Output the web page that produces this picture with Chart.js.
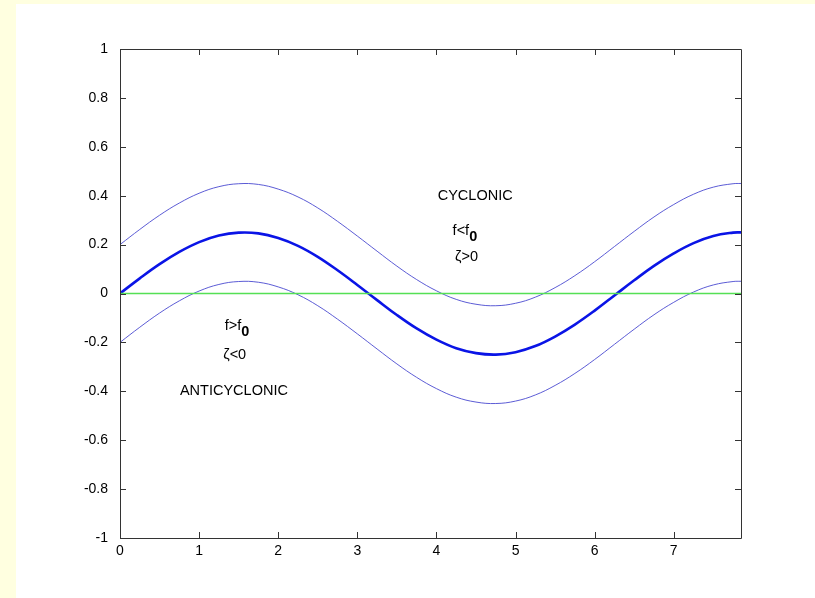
<!DOCTYPE html>
<html>
<head>
<meta charset="utf-8">
<script src="https://cdn.jsdelivr.net/npm/chart.js@4"></script>
<style>
  html, body { margin: 0; padding: 0; background: #ffffe0; width: 815px; height: 598px; overflow: hidden; }
  #wrap { position: absolute; left: 16px; top: 4px; width: 799px; height: 594px; background: #fff; }
</style>
</head>
<body>
<div id="wrap"><canvas id="chart" width="799" height="594"></canvas></div>
<script>
// values
const xs = [0, 0.25, 0.5, 0.75, 1, 1.25, 1.5, 1.75, 2, 2.25, 2.5, 2.75, 3, 3.25, 3.5, 3.75,
            4, 4.25, 4.5, 4.75, 5, 5.25, 5.5, 5.75, 6, 6.25, 6.5, 6.75, 7, 7.25, 7.5, 7.75, 7.85];
const middle = [0, 0.062, 0.12, 0.17, 0.21, 0.237, 0.249, 0.246, 0.227, 0.195, 0.15, 0.095, 0.035, -0.027, -0.088, -0.143,
                -0.189, -0.224, -0.244, -0.25, -0.24, -0.215, -0.176, -0.127, -0.07, -0.008, 0.054, 0.113, 0.164, 0.206, 0.235, 0.249, 0.25];
const upper = [0.2, 0.262, 0.32, 0.37, 0.41, 0.437, 0.449, 0.446, 0.427, 0.395, 0.35, 0.295, 0.235, 0.173, 0.112, 0.057,
               0.011, -0.024, -0.044, -0.05, -0.04, -0.015, 0.024, 0.073, 0.13, 0.192, 0.254, 0.313, 0.364, 0.406, 0.435, 0.449, 0.45];
const lower = [-0.2, -0.138, -0.08, -0.03, 0.01, 0.037, 0.049, 0.046, 0.027, -0.005, -0.05, -0.105, -0.165, -0.227, -0.288, -0.343,
               -0.389, -0.424, -0.444, -0.45, -0.44, -0.415, -0.376, -0.327, -0.27, -0.208, -0.146, -0.087, -0.036, 0.006, 0.035, 0.049, 0.05];
const zeroX = [0, 7.85];
const zeroY = [0, 0];
const xTicks = [0, 1, 2, 3, 4, 5, 6, 7];
const yTicks = [-1, -0.8, -0.6, -0.4, -0.2, 0, 0.2, 0.4, 0.6, 0.8, 1];

// text labels: [text, subscript, x, y]
const notes = [
  ['CYCLONIC', '', 4.49, 0.40],
  ['f<f', '0', 4.36, 0.255],
  ['\u03B6>0', '', 4.38, 0.148],
  ['f>f', '0', 1.48, -0.132],
  ['\u03B6<0', '', 1.45, -0.25],
  ['ANTICYCLONIC', '', 1.44, -0.40]
];

const pts = (a, b) => a.map((x, i) => ({ x: x, y: b[i] }));
const FONT = '"Liberation Sans", Arial, sans-serif';

const boxPlugin = {
  id: 'box',
  afterDraw(chart) {
    const ctx = chart.ctx;
    const { left, right, top, bottom } = chart.chartArea;
    const sx = chart.scales.x, sy = chart.scales.y;
    ctx.save();
    ctx.strokeStyle = '#333';
    ctx.lineWidth = 1;
    ctx.beginPath();
    ctx.rect(Math.round(left) + 0.5, Math.round(top) + 0.5, Math.round(right - left), Math.round(bottom - top));
    xTicks.forEach(v => {
      const px = Math.round(sx.getPixelForValue(v)) + 0.5;
      ctx.moveTo(px, bottom); ctx.lineTo(px, bottom - 6);
      ctx.moveTo(px, top); ctx.lineTo(px, top + 6);
    });
    yTicks.forEach(v => {
      const py = Math.round(sy.getPixelForValue(v)) + 0.5;
      ctx.moveTo(left, py); ctx.lineTo(left + 6, py);
      ctx.moveTo(right, py); ctx.lineTo(right - 6, py);
    });
    ctx.stroke();

    ctx.fillStyle = '#000';
    ctx.textBaseline = 'middle';
    notes.forEach(n => {
      const px = sx.getPixelForValue(n[2]);
      const py = sy.getPixelForValue(n[3]);
      ctx.font = '14.5px ' + FONT;
      const w1 = ctx.measureText(n[0]).width;
      ctx.font = 'bold 14.5px ' + FONT;
      const w2 = n[1] ? ctx.measureText(n[1]).width : 0;
      let x0 = px - (w1 + w2) / 2;
      ctx.font = '14.5px ' + FONT;
      ctx.textAlign = 'left';
      ctx.fillText(n[0], x0, py);
      if (n[1]) {
        ctx.font = 'bold 14.5px ' + FONT;
        ctx.fillText(n[1], x0 + w1, py + 6);
      }
    });
    ctx.restore();
  }
};

new Chart(document.getElementById('chart'), {
  type: 'line',
  data: {
    datasets: [
      { data: pts(zeroX, zeroY), borderColor: '#55e055', borderWidth: 1.3, pointRadius: 0 },
      { data: pts(xs, upper), borderColor: '#4a4ad0', borderWidth: 0.9, pointRadius: 0, tension: 0.4 },
      { data: pts(xs, lower), borderColor: '#4a4ad0', borderWidth: 0.9, pointRadius: 0, tension: 0.4 },
      { data: pts(xs, middle), borderColor: '#0a14e6', borderWidth: 2.6, pointRadius: 0, tension: 0.4 }
    ]
  },
  options: {
    responsive: false,
    animation: false,
    events: [],
    layout: { padding: { left: 0, right: 74, top: 45, bottom: 0 } },
    plugins: { legend: { display: false }, tooltip: { enabled: false } },
    scales: {
      x: {
        type: 'linear',
        min: 0, max: 7.85,
        afterBuildTicks: s => { s.ticks = xTicks.map(v => ({ value: v })); },
        afterFit: s => { s.height = 60; },
        grid: { display: false },
        border: { display: false },
        ticks: { padding: -3, color: '#000', font: { family: FONT, size: 14 }, maxRotation: 0 }
      },
      y: {
        type: 'linear',
        min: -1, max: 1,
        afterBuildTicks: s => { s.ticks = yTicks.map(v => ({ value: v })); },
        afterFit: s => { s.width = 104; },
        grid: { display: false },
        border: { display: false },
        ticks: { padding: 4, color: '#000', font: { family: FONT, size: 14 }, callback: v => String(Math.round(v * 10) / 10) }
      }
    }
  },
  plugins: [boxPlugin]
});
</script>
</body>
</html>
:::
▶ [Short problem] Working from the material above, transcribe it exactly while omitting pictures.

▶ [Written reply]
Output the web page that produces this picture with Chart.js.
<!DOCTYPE html>
<html>
<head>
<meta charset="utf-8">
<script src="https://cdn.jsdelivr.net/npm/chart.js@4"></script>
<style>
  html, body { margin: 0; padding: 0; background: #ffffe0; width: 815px; height: 598px; overflow: hidden; }
  #wrap { position: absolute; left: 16px; top: 4px; width: 799px; height: 594px; background: #fff; }
</style>
</head>
<body>
<div id="wrap"><canvas id="chart" width="799" height="594"></canvas></div>
<script>
// values
const xs = [0, 0.25, 0.5, 0.75, 1, 1.25, 1.5, 1.75, 2, 2.25, 2.5, 2.75, 3, 3.25, 3.5, 3.75,
            4, 4.25, 4.5, 4.75, 5, 5.25, 5.5, 5.75, 6, 6.25, 6.5, 6.75, 7, 7.25, 7.5, 7.75, 7.85];
const middle = [0, 0.062, 0.12, 0.17, 0.21, 0.237, 0.249, 0.246, 0.227, 0.195, 0.15, 0.095, 0.035, -0.027, -0.088, -0.143,
                -0.189, -0.224, -0.244, -0.25, -0.24, -0.215, -0.176, -0.127, -0.07, -0.008, 0.054, 0.113, 0.164, 0.206, 0.235, 0.249, 0.25];
const upper = [0.2, 0.262, 0.32, 0.37, 0.41, 0.437, 0.449, 0.446, 0.427, 0.395, 0.35, 0.295, 0.235, 0.173, 0.112, 0.057,
               0.011, -0.024, -0.044, -0.05, -0.04, -0.015, 0.024, 0.073, 0.13, 0.192, 0.254, 0.313, 0.364, 0.406, 0.435, 0.449, 0.45];
const lower = [-0.2, -0.138, -0.08, -0.03, 0.01, 0.037, 0.049, 0.046, 0.027, -0.005, -0.05, -0.105, -0.165, -0.227, -0.288, -0.343,
               -0.389, -0.424, -0.444, -0.45, -0.44, -0.415, -0.376, -0.327, -0.27, -0.208, -0.146, -0.087, -0.036, 0.006, 0.035, 0.049, 0.05];
const zeroX = [0, 7.85];
const zeroY = [0, 0];
const xTicks = [0, 1, 2, 3, 4, 5, 6, 7];
const yTicks = [-1, -0.8, -0.6, -0.4, -0.2, 0, 0.2, 0.4, 0.6, 0.8, 1];

// text labels: [text, subscript, x, y]
const notes = [
  ['CYCLONIC', '', 4.49, 0.40],
  ['f<f', '0', 4.36, 0.255],
  ['\u03B6>0', '', 4.38, 0.148],
  ['f>f', '0', 1.48, -0.132],
  ['\u03B6<0', '', 1.45, -0.25],
  ['ANTICYCLONIC', '', 1.44, -0.40]
];

const pts = (a, b) => a.map((x, i) => ({ x: x, y: b[i] }));
const FONT = '"Liberation Sans", Arial, sans-serif';

const boxPlugin = {
  id: 'box',
  afterDraw(chart) {
    const ctx = chart.ctx;
    const { left, right, top, bottom } = chart.chartArea;
    const sx = chart.scales.x, sy = chart.scales.y;
    ctx.save();
    ctx.strokeStyle = '#333';
    ctx.lineWidth = 1;
    ctx.beginPath();
    ctx.rect(Math.round(left) + 0.5, Math.round(top) + 0.5, Math.round(right - left), Math.round(bottom - top));
    xTicks.forEach(v => {
      const px = Math.round(sx.getPixelForValue(v)) + 0.5;
      ctx.moveTo(px, bottom); ctx.lineTo(px, bottom - 6);
      ctx.moveTo(px, top); ctx.lineTo(px, top + 6);
    });
    yTicks.forEach(v => {
      const py = Math.round(sy.getPixelForValue(v)) + 0.5;
      ctx.moveTo(left, py); ctx.lineTo(left + 6, py);
      ctx.moveTo(right, py); ctx.lineTo(right - 6, py);
    });
    ctx.stroke();

    ctx.fillStyle = '#000';
    ctx.textBaseline = 'middle';
    notes.forEach(n => {
      const px = sx.getPixelForValue(n[2]);
      const py = sy.getPixelForValue(n[3]);
      ctx.font = '14.5px ' + FONT;
      const w1 = ctx.measureText(n[0]).width;
      ctx.font = 'bold 14.5px ' + FONT;
      const w2 = n[1] ? ctx.measureText(n[1]).width : 0;
      let x0 = px - (w1 + w2) / 2;
      ctx.font = '14.5px ' + FONT;
      ctx.textAlign = 'left';
      ctx.fillText(n[0], x0, py);
      if (n[1]) {
        ctx.font = 'bold 14.5px ' + FONT;
        ctx.fillText(n[1], x0 + w1, py + 6);
      }
    });
    ctx.restore();
  }
};

new Chart(document.getElementById('chart'), {
  type: 'line',
  data: {
    datasets: [
      { data: pts(zeroX, zeroY), borderColor: '#55e055', borderWidth: 1.3, pointRadius: 0 },
      { data: pts(xs, upper), borderColor: '#4a4ad0', borderWidth: 0.9, pointRadius: 0, tension: 0.4 },
      { data: pts(xs, lower), borderColor: '#4a4ad0', borderWidth: 0.9, pointRadius: 0, tension: 0.4 },
      { data: pts(xs, middle), borderColor: '#0a14e6', borderWidth: 2.6, pointRadius: 0, tension: 0.4 }
    ]
  },
  options: {
    responsive: false,
    animation: false,
    events: [],
    layout: { padding: { left: 0, right: 74, top: 45, bottom: 0 } },
    plugins: { legend: { display: false }, tooltip: { enabled: false } },
    scales: {
      x: {
        type: 'linear',
        min: 0, max: 7.85,
        afterBuildTicks: s => { s.ticks = xTicks.map(v => ({ value: v })); },
        afterFit: s => { s.height = 60; },
        grid: { display: false },
        border: { display: false },
        ticks: { padding: -3, color: '#000', font: { family: FONT, size: 14 }, maxRotation: 0 }
      },
      y: {
        type: 'linear',
        min: -1, max: 1,
        afterBuildTicks: s => { s.ticks = yTicks.map(v => ({ value: v })); },
        afterFit: s => { s.width = 104; },
        grid: { display: false },
        border: { display: false },
        ticks: { padding: 4, color: '#000', font: { family: FONT, size: 14 }, callback: v => String(Math.round(v * 10) / 10) }
      }
    }
  },
  plugins: [boxPlugin]
});
</script>
</body>
</html>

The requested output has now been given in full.